Wednesday, July 27, 2011

I've been meditating my ass off for 25 years. For THIS?!? It's gotta be a joke! Part 1.

Hi Elena,

I wonder if you could help me with this “there's no me” stuff, please?  I've been following the blogs on Ruthless Truth's blogroll for some time now, and everything rings true — except, I can't see it, I feel I'm stuck.
When I look for a self I never find anything, and never has.  For at least two decades I've been avoiding social contact because I felt it was dishonest to pretend I was there when in reality I wasn't, so I would isolate myself until such times that I felt I could muster an I to present.  This probably sounds like crap, but do you follow me?

When I say I'm stuck it's because I seem to understand all this at least conceptually, and I also cannot find any self when i look for one.  However, somehow I still think I exist, and I can't seem to get through that barrier.

Do you have time to help me?

Cheers,
K

Elena:
You can't find something that does not exist. Agree? Can you find unicorn in your room? Do you even go and look for it when I ask you?
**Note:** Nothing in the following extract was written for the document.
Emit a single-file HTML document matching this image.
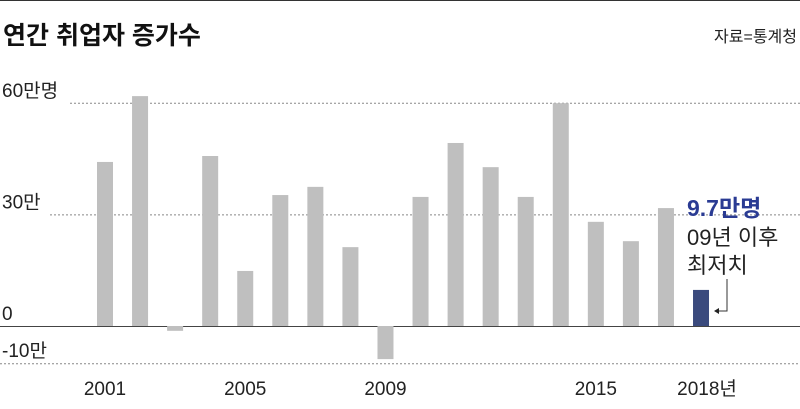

So why you are still looking for self and do not look for unicorn in the room?

K:

I cannot see myself, no matter what direction I look in, but it seems there's an implicit assumption that I must be somewhere — if not, who else is experiencing all this?  When I investigate that assumption I find that “I” can be anything, so to speak.  I look and find a tension in my throat or abdomen.  Before I looked I thought it was me.  After I look I find it's just a tension or a sensation (e.g. the feeling of my bottom sitting on the chair).  Or even a sound outside the house. When I don't check the assumption I think the sound is me, after I check I see that it's just a sound.

It's like “it” will find anything — a sound, a sensation, a thought — and claim ownership, say “it's me”.  When I look at it to see if it's true it “dissolves” or “evaporates”, but it will just find something else to attach itself to.  It sems like an endless chain of events: every time it is revealed that it/his is not me it will just jump to something else, and it seems I'm too lazy or tired to keep following it.

I guess I'm stuck here…

Elena:

You stuck only in the thought that it can't be it, can't be simple than that. You do not trust experience. You are looking for some improvements in your life. Guess what? There was never you. Always Life lifing. You saw - yep, no me, just a label. What's there? Life lifing. What changed for Life? nothing. Just another experience. The quicker you catch up with that, the quicker Life will live without resistance generating by the tension of still looking.

And stop being weird. Go outside, walk and look around how Life is lifing and don't need any manager. Go and walk and look with 2 of your physical eyes, look with wonder, like a kid.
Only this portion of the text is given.